= Records from a collection =
────────

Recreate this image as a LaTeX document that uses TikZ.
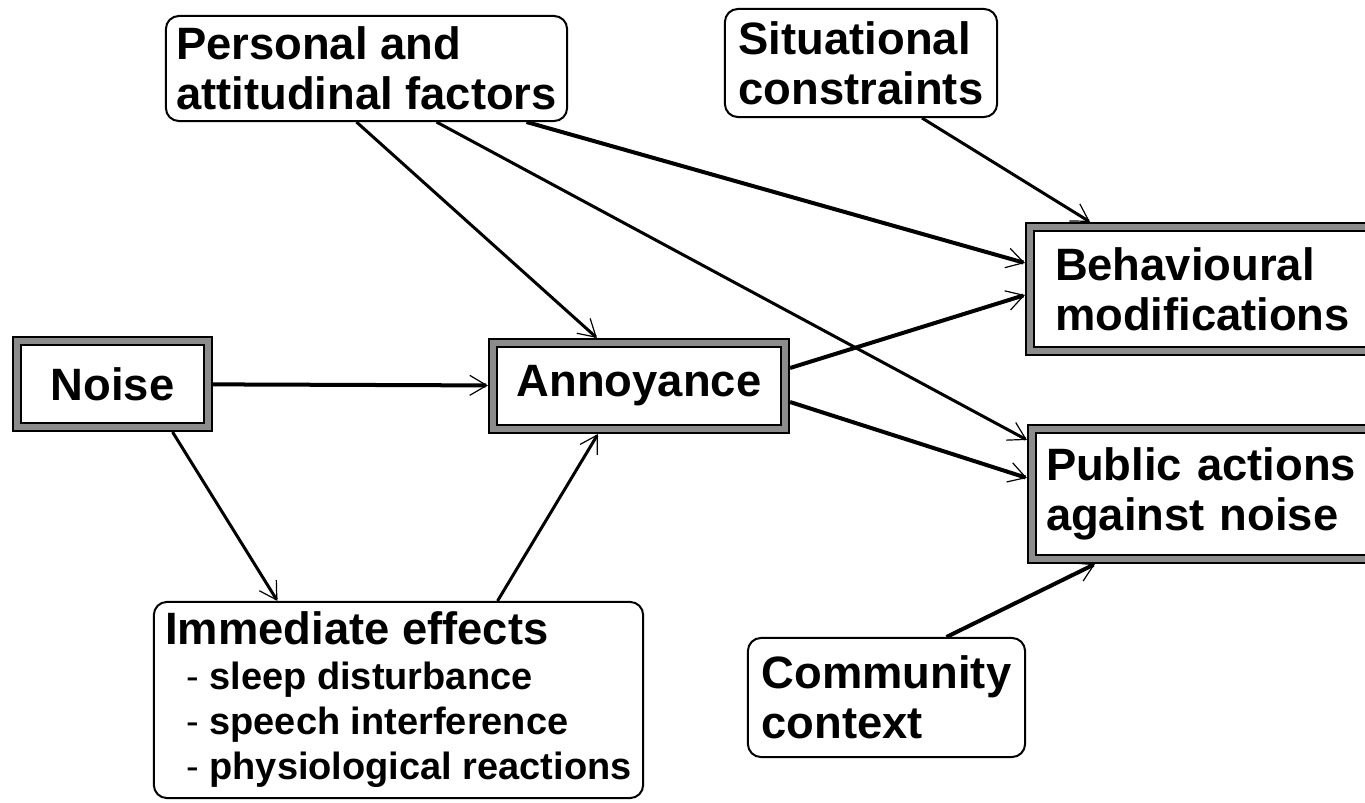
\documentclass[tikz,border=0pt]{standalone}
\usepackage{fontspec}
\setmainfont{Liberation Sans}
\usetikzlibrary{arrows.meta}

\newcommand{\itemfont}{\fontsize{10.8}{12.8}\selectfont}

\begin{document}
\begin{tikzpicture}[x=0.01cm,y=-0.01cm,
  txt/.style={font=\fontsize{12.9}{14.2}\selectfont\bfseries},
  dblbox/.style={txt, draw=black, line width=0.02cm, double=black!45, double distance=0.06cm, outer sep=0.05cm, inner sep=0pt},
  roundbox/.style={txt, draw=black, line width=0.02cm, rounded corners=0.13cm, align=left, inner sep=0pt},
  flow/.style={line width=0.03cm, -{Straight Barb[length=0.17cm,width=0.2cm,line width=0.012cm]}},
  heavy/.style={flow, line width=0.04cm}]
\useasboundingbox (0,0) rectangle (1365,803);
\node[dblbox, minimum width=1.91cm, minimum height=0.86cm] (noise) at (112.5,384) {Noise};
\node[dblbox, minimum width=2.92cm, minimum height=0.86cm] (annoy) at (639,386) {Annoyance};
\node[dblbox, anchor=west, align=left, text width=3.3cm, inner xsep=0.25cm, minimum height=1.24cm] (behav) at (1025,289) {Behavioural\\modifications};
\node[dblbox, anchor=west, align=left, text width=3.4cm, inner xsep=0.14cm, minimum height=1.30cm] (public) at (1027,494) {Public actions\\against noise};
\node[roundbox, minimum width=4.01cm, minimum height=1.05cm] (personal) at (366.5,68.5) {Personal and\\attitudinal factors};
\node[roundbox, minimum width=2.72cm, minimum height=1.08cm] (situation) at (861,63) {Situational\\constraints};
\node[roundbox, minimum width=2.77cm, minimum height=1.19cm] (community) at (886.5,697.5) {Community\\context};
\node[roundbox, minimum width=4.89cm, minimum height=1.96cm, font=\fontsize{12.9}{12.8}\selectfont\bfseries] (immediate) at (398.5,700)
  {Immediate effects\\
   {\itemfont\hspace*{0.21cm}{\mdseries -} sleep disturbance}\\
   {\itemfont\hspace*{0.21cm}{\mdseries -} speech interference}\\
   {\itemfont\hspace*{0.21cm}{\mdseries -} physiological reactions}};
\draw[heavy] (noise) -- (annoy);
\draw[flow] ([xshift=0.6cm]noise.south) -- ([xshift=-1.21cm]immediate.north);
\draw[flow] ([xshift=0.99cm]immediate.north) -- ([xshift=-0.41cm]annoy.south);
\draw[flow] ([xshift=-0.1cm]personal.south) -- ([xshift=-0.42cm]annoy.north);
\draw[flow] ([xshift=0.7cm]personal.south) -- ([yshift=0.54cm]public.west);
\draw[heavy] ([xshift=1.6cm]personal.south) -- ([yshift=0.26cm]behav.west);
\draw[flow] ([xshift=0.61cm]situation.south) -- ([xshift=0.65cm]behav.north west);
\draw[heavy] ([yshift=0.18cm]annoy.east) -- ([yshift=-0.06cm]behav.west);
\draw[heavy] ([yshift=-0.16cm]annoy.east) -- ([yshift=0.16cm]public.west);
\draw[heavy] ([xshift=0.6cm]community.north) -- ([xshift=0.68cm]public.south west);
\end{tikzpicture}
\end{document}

────────

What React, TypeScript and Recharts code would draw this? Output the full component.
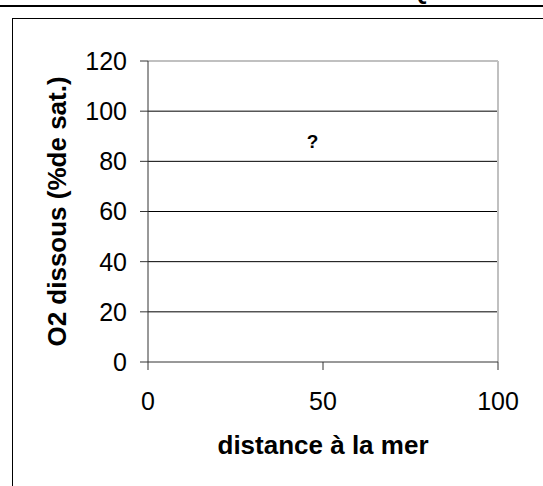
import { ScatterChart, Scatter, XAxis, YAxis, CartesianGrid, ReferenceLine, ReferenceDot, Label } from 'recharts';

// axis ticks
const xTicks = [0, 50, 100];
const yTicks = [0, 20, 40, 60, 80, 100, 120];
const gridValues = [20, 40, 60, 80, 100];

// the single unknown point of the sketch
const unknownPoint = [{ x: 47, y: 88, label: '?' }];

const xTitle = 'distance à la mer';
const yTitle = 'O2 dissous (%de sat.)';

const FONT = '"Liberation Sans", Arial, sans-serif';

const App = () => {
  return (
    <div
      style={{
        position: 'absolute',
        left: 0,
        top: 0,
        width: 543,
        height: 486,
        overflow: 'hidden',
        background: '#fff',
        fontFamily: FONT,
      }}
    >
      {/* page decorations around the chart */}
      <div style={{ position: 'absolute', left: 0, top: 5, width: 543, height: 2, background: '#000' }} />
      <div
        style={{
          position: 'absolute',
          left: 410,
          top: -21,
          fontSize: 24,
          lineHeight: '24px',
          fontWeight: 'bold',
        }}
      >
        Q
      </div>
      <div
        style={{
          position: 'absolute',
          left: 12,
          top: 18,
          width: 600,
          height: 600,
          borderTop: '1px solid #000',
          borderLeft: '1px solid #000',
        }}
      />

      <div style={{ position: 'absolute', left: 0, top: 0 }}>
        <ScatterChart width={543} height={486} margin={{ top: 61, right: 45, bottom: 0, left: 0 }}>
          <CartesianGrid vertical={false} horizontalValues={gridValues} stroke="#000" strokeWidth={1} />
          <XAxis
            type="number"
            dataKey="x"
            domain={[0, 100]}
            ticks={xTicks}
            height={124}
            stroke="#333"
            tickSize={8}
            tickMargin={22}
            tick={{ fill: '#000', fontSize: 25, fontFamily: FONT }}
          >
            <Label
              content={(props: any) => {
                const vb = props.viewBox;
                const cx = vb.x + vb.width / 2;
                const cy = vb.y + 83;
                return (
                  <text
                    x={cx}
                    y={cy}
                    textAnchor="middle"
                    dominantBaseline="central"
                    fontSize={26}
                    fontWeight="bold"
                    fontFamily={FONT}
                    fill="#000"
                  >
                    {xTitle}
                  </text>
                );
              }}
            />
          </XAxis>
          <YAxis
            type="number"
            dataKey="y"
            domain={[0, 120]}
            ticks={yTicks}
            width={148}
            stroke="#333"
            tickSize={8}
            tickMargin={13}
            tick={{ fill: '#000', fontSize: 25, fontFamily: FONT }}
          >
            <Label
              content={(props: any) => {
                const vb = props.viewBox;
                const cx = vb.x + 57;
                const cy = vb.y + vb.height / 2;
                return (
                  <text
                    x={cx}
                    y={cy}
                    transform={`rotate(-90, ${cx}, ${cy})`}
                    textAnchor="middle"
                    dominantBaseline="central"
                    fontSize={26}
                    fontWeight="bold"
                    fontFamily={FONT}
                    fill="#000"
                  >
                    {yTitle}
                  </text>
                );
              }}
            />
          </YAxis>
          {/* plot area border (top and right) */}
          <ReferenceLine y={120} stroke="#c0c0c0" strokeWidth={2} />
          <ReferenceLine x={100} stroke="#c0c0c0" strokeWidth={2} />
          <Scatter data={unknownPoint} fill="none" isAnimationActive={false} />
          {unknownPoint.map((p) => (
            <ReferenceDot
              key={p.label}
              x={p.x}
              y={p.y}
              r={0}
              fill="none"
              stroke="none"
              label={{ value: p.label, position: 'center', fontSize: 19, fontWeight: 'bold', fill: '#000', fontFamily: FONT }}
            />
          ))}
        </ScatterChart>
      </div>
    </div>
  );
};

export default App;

────────

= Task statement =
In the lines above, find each one with "this" and list it.

= Problem solution =
Recreate this image as a LaTeX document that uses TikZ.
What React, TypeScript and Recharts code would draw this? Output the full component.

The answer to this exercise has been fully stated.